Freitag, 12.8.2022, Michaela Obertscheider

Vom Fühlen und Erfüllen

Viktor Hugo: „Melancholie ist das Vergnügen traurig zu sein.“ Wenn wir mit sogenannten negativen Gefühlen oder Zuständen konfrontiert sind, ist das nicht immer schön, oft nicht angenehm, aber meist notwendig.

Sei’s, weil wir in einer Angst verhaftet sind, oder Selbstzweifel uns in eine Traurigkeit stürzen lassen, sei’s, weil wir Wut empfinden, vielleicht aufgestaute Wut, sei’s wie‘s sei. Wir sind, so denke ich, gerade dort gefordert hinzuschauen, hinzuhören. Weil das notwendige Unwohlsein etwas aufzeigen soll und will. So habe ich das gelernt im Zusammenhang mit gewaltfreier Kommunikation und anderen Kontexten, wo es um ganzheitliche Selbstentfaltung geht, gelernt und geübt.

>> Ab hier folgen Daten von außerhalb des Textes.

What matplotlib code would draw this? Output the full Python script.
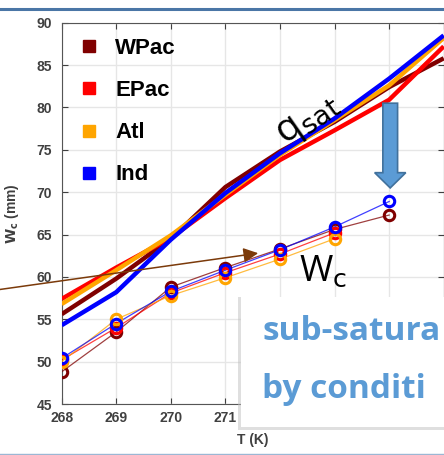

Und üben gelernt.

Michaela Obertscheider
ist Kabarettistin, Theaterregisseurin und Resilienztrainerin

Die sogenannten „negativen Gefühle“

Wenn wir Schmerzen und unangenehme Gefühle respektieren, würdigen, lesen lernen, können wir Wertvolles über unser selbst erfahren und über unsere persönlichen innersten Bedürfnisse, aus denen wir wesentliche Teile des individuellen Wertekanons schöpfen können. Und das ist manchmal deckungsgleich mit dem, was das eigene Leben sinnLICH macht. Und so können wir die gesellschaftlichen Entwicklungen unterstützen und uns sinnVOLL fühlen.

Dort wo wir mit diesen unangenehmen Empfindungen noch hadern, uns ihrer schämen, sie verstecken oder unterdrücken wollen, verhalten wir uns ein bisschen so, als hätten wir uns ein Bein gebrochen und anstelle einer notwendigen Versorgung und einer vergipsten Schonung melden wir uns stattdessen für einen Trampolin-Wettbewerb an. Wir machen es uns doppelt schwer. Es kann einen selbst tief berühren und verwandeln, in einer Gruppe respektiert zu werden, trotz des Trotzes, wertgeschätzt und gehalten zu werden in der Traurigkeit oder der Verwirrung. Miteinander präsent so lange damit zu sein, bis es sich durch – zum Beispiel – Akzeptanz einfach löst. Oder durch eine weiterführende, inspirierende Frage, durchs An- und Aussprechen. Und durchs künstlerische Ausdrücken. Diese sogenannten „negativen Gefühle“ gehören unbedingt mit auf die Klaviatur unserer liebevollen Selbstbeziehung.